The walk itself was great. Over 100 people out in the rain. I started to slip once, going uphill, and a monk took my hand to help me. We smiled at each other, though not a word was spoken. I wonder if the monks here are forbidden from touching women? If so, this was a good example of a man knowing when to keep the precepts & when to break them.

It was cold & miserable when we started out in a light rain. There were some birds singing, & I know they were heralding the sun just as surely as if I spoke language. Sure enough, the rain stopped, the sun came out, & I took off both my jacket & sweater for the return trip.

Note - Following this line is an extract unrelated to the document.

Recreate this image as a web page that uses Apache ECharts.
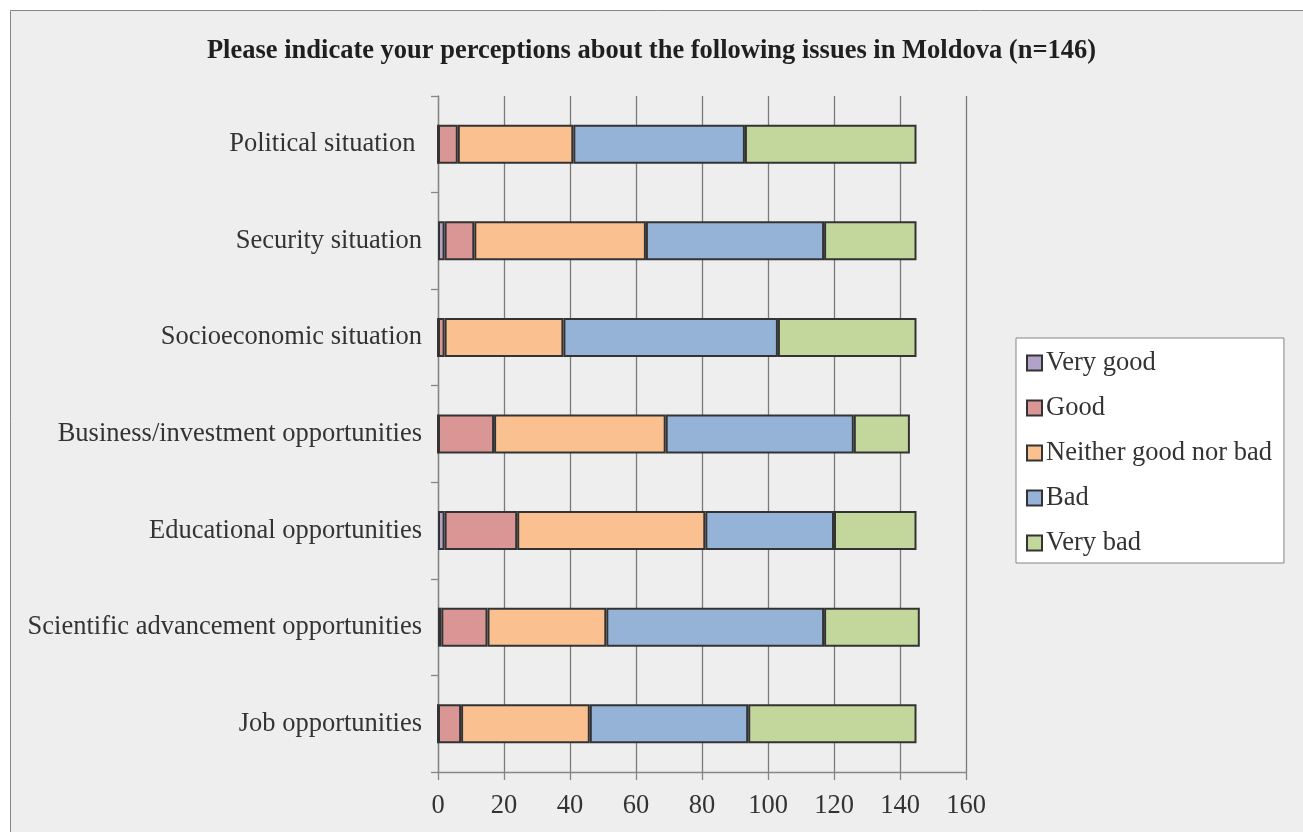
<!DOCTYPE html>
<html>
<head>
<meta charset="utf-8">
<title>Perceptions about issues in Moldova</title>
<script src="https://cdn.jsdelivr.net/npm/echarts@6/dist/echarts.min.js"></script>
<style>
  html, body { margin: 0; padding: 0; background: #ffffff; }
  #chart { width: 1303px; height: 832px; }
</style>
</head>
<body>
<div id="chart"></div>
<script>
// Survey issues, top to bottom
const categories = [
  'Political situation ',
  'Security situation',
  'Socioeconomic situation',
  'Business/investment opportunities',
  'Educational opportunities',
  'Scientific advancement opportunities',
  'Job opportunities'
];

// Number of respondents per answer, in the same order as the issues
const veryGood = [0, 2, 0, 0, 2, 1, 0];
const good     = [6, 9, 2, 17, 22, 14, 7];
const neither  = [35, 52, 36, 52, 57, 36, 39];
const bad      = [52, 54, 65, 57, 39, 66, 48];
const veryBad  = [52, 28, 42, 17, 25, 29, 51];

const seriesNames = ['Very good', 'Good', 'Neither good nor bad', 'Bad', 'Very bad'];
const seriesValues = [veryGood, good, neither, bad, veryBad];
const seriesColors = ['#B3A2C7', '#D99694', '#FAC090', '#95B3D7', '#C3D69B'];

const xTicks = [0, 20, 40, 60, 80, 100, 120, 140, 160];

const serif = "'Liberation Serif', 'Times New Roman', serif";
const textSize = 26.5;

const chart = echarts.init(document.getElementById('chart'));

chart.setOption({
  backgroundColor: '#ffffff',
  animation: false,
  graphic: [{
    type: 'rect',
    z: -10,
    silent: true,
    shape: { x: 10.5, y: 10.5, width: 1310, height: 840 },
    style: { fill: '#eeeeee', stroke: '#858585', lineWidth: 1 }
  }],
  title: {
    text: 'Please indicate your perceptions about the following issues in Moldova (n=146)',
    left: 'center',
    top: 33,
    textStyle: { fontFamily: serif, fontWeight: 'bold', fontSize: textSize, color: '#1f1f1f' }
  },
  legend: {
    orient: 'vertical',
    left: 1016,
    top: 338,
    backgroundColor: '#ffffff',
    borderColor: '#858585',
    borderWidth: 1,
    padding: [10, 12, 5, 10],
    itemWidth: 15,
    itemHeight: 15,
    itemGap: 15,
    icon: 'rect',
    data: seriesNames,
    textStyle: { fontFamily: serif, fontSize: textSize, color: '#333333', lineHeight: 30, padding: [0, 0, 0, -1] }
  },
  grid: { left: 438, right: 337, top: 96, bottom: 60, containLabel: false },
  xAxis: {
    type: 'value',
    min: xTicks[0],
    max: xTicks[xTicks.length - 1],
    interval: xTicks[1] - xTicks[0],
    axisLine: { show: true, lineStyle: { color: '#868686', width: 1.3 } },
    axisTick: { show: true, length: 8, lineStyle: { color: '#868686', width: 1.3 } },
    splitLine: { show: true, lineStyle: { color: '#7a7a7a', width: 1.3 } },
    axisLabel: { margin: 21, fontFamily: serif, fontSize: textSize, color: '#333333' }
  },
  yAxis: {
    type: 'category',
    inverse: true,
    data: categories,
    axisLine: { show: true, lineStyle: { color: '#868686', width: 1.3 } },
    axisTick: { show: true, length: 7, lineStyle: { color: '#868686', width: 1.3 } },
    axisLabel: { margin: 16, fontFamily: serif, fontSize: textSize, color: '#333333' }
  },
  series: seriesNames.map((name, i) => ({
    name: name,
    type: 'bar',
    stack: 'total',
    barWidth: 39,
    data: seriesValues[i],
    itemStyle: { color: seriesColors[i], borderColor: '#333333', borderWidth: 2 }
  }))
});
</script>
</body>
</html>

I’ve been thinking about the monastics. Until yesterday, I had seen perhaps a score throughout my entire life, of all faiths. There are several hundred here. The spiritual energy here is tremendous. Are they more spiritual than I am? I’m sure some of them are. I’m sure some of them are not.

Why would someone enter a monastery? To be a spiritual seeker, or family expectations (in the case of Asian Buddhists), to run away from something or simply because they didn’t fit in anywhere else. I hope most of these are spiritual seekers, & I choose to treat them as if they are.

I haven’t seen much of Thay. He was sitting with us this morning, but not on the walk. I’m here more to sit than to see him, though. He created this place, & his teachings permeate it. So I am getting to experience being with him.

I’ve noticed a certain cult of personality surrounding him, though. At least [name omitted] thinks he’s the second coming of Siddhartha. Kinda scary. I think he’s just a man. A good person, a good teacher. But “just this guy, you know?”

Random thought: I miss my computer. This journal would make a lot more sense if I could move things around & edit!

The temperature has dropped again & the rain is back. But the weather is no problem. It is only a problem if I make it a problem. So I won’t make anything.

7:00 PM
I finally found a food I didn’t like: one of the soups. Damn. Should have taken more of the pasta with olives. *grin*

I’m looking forward to the “road trip” tomorrow. There are many things I would prefer to be different: drier, warmer weather; a roommate who doesn’t snore; etc. But all in all, I’m having a great time. If I accomplish nothing else but to escape the cares of my present life for a week, I can’t help but end up more centered.

During the chanting this morning, there was an older Vietnamese woman chanting to a different tune. I was reminded of the abbot’s story of the Korean monk who refused to chant according to the local sangha’s practice. He insisted on doing it the way his Korean sangha did it. And then there’s Mike Warnke, who said, “For those of you thinking, ‘This isn’t how we do things in our church,’ I’d like to say, ‘This is not your church.'”

But “brother Mike” missed the point. It was her church. Ocean Eyes Zen Center was the Korean monk’s sangha. And this week, this is my sangha. Including the annoying chantess.

I saw her later coming up the stairs & waited for her. She smiled at me and bowed deeply.

So I got stuck in another dharma discussion. But since it was guided, it was okay. The subject was sangha building. Hearing all the things “wrong” with other sanghas made me appreciate the health of mine.

Before dinner, there were 20 to 25 of us sitting quietly in the tea room. A woman came in & softly announced, “Dear Sangha, I’m sorry to break this noble silence, so I’ll do so with only one word: cookies.” We grinner as she set the tin on the table. An older man carried it around at one point to make sure those of us not seated close by could get some. I just had one, since dinner was half an hour away at that point.

Now I’m back in the tearoom, though it’s noisier now. Seated meditation is coming up, and then bed.